Do keywords like testwanted and testneeded exist? How about landing certain patches with those keywords added?
Also, you don’t want to get into a situation where the choices are 1) fix regression by fixing an obvious typo, but now I have to write a test and *insert exc^H^H^Hreason I can’t right now*, or 2) back out the change (and with that some other feature or fix) that caused regression in the first place (with the added benefit of putting the test-writing burden on the regressor). When (2) becomes more attractive than (1), guess where people will look.
I know that’s probably exaggerating things just a tad, but I am trying to make a point ;-)
There should be a separation between contributors who have cvs write permission and volunteers who do not. There should be no excuses for the first group.
As much as I’d like to say “we can get to this test later,” I’m pretty much bound by toolkit review policy , which states “All patches must include unit tests which are run during
make check.” I’m trying to be responsible and actually follow this policy, even though I know many submodules in toolkit don’t.
While it’s true that we have a testing community, there are (last I knew) over one hundred tests for the download manager alone.
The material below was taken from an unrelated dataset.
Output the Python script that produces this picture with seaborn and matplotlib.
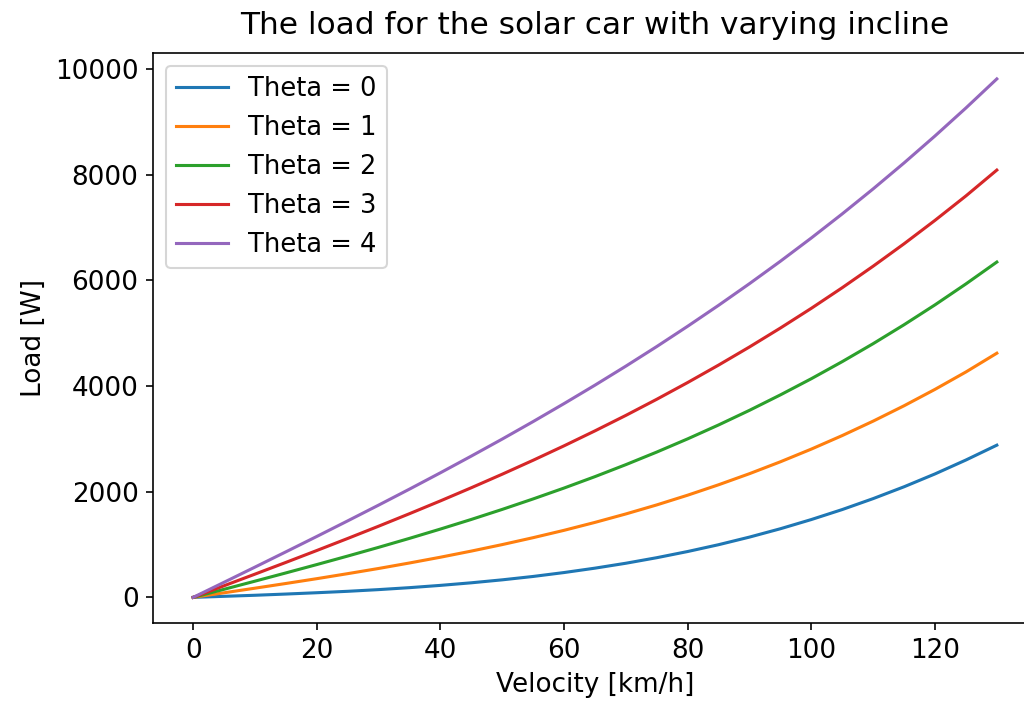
import matplotlib
matplotlib.use("Agg")
import matplotlib.pyplot as plt
import pandas as pd
import seaborn as sns

# Velocity samples [km/h] and the power load [W] for each incline angle [deg]
velocity = [0, 5, 10, 15, 20, 25, 30, 35, 40, 45, 50, 55, 60, 65, 70,
            75, 80, 85, 90, 95, 100, 105, 110, 115, 120, 125, 130]
load_theta0 = [0, 20, 40, 63, 88, 115, 147, 184, 227, 276, 332, 396, 470, 553,
               646, 751, 868, 997, 1141, 1299, 1473, 1662, 1869, 2093, 2336,
               2599, 2880]
load_theta1 = [0, 87, 174, 263, 354, 449, 547, 651, 760, 876, 999, 1130, 1269,
               1419, 1579, 1750, 1934, 2131, 2341, 2566, 2806, 3062, 3335,
               3626, 3936, 4265, 4620]
load_theta2 = [0, 153, 307, 463, 621, 782, 947, 1117, 1293, 1475, 1665, 1863,
               2069, 2285, 2512, 2750, 3000, 3263, 3540, 3832, 4138, 4461,
               4801, 5159, 5535, 5931, 6345]
load_theta3 = [0, 220, 440, 662, 887, 1115, 1347, 1584, 1826, 2075, 2331, 2595,
               2868, 3151, 3444, 3749, 4066, 4396, 4739, 5097, 5470, 5860,
               6267, 6691, 7134, 7596, 8085]
load_theta4 = [0, 286, 573, 862, 1153, 1448, 1746, 2049, 2358, 2674, 2996,
               3327, 3667, 4016, 4376, 4747, 5131, 5527, 5937, 6361, 6801,
               7257, 7730, 8221, 8731, 9260, 9810]

thetas = [0, 1, 2, 3, 4]
loads = [load_theta0, load_theta1, load_theta2, load_theta3, load_theta4]

frames = []
for theta, load in zip(thetas, loads):
    frames.append(pd.DataFrame({"velocity": velocity, "load": load,
                                "series": f"Theta = {theta}"}))
data = pd.concat(frames, ignore_index=True)

palette = sns.color_palette("tab10", len(thetas))

fig = plt.figure(figsize=(1024 / 148, 709 / 148), dpi=148)
ax = fig.add_axes([153 / 1024, (709 - 623.3) / 709, 884 / 1024, 570.3 / 709])

for color, (name, grp) in zip(palette, data.groupby("series", sort=False)):
    sns.lineplot(data=grp, x="velocity", y="load", color=color, label=name,
                 ax=ax, linewidth=1.5)

ax.spines["right"].set_visible(False)
ax.tick_params(labelsize=12.8)
ax.set_title("The load for the solar car with varying incline", fontsize=15.2,
             pad=9)
ax.set_xlabel("Velocity [km/h]", fontsize=12.8)
ax.set_ylabel("Load [W]", fontsize=12.8)
ax.legend(loc="upper left", fontsize=12.5)

fig.savefig("out.png", dpi=148)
In the past, it’s taken them several weeks to find regressions to things (many of which would have been easily tested with a unit test). On top of that, there are a lot of things that simply have no test coverage in litmus or in the automated test suite. I personally found out about a lot of download manager features because people filed a bug saying that we broke it a few weeks ago.
I don’t exactly agree with you. When I first started hacking, I had a lot of fun just learning all the new techniques to do things. Writing tests is just another good technique to writing better code. It helps to prove that your fix is correct, it makes sure you don’t break what you just fixed in the future, and it makes sure you have a more sensible API (usually) because you have to test it.
Doesn’t look like it, but we do have the in-testsuite flags, which there are currently 28 download manager bugs marked as such.
I get your point, but I think we need to work to make (2) the defacto choice for the good of the codebase.
But who would write the tests for the second group? If you leave that to the module owner, he or she could very easily get swamped just writing tests and doing reviews.
[…] policy doesn’t allow for that as an exception, so someone else needs to write the test. One commenter suggested that someone else write the test(s) for the patch submitter. From a patcher’s […]
Shawn: Sure, those are all reasons for writing tests, and all these reasons should be presented to our contributors. That’s orthogonal to my point though. I was saying that if a volunteer isn’t happy to write tests (for whatever reason) after being given the full explanation, we shouldn’t chase them away by also demanding tests or making them feel bad. We’ve managed to ship good software in the past without good test coverage (not sure how :-) ), but we’ve never managed to ship good software without volunteers.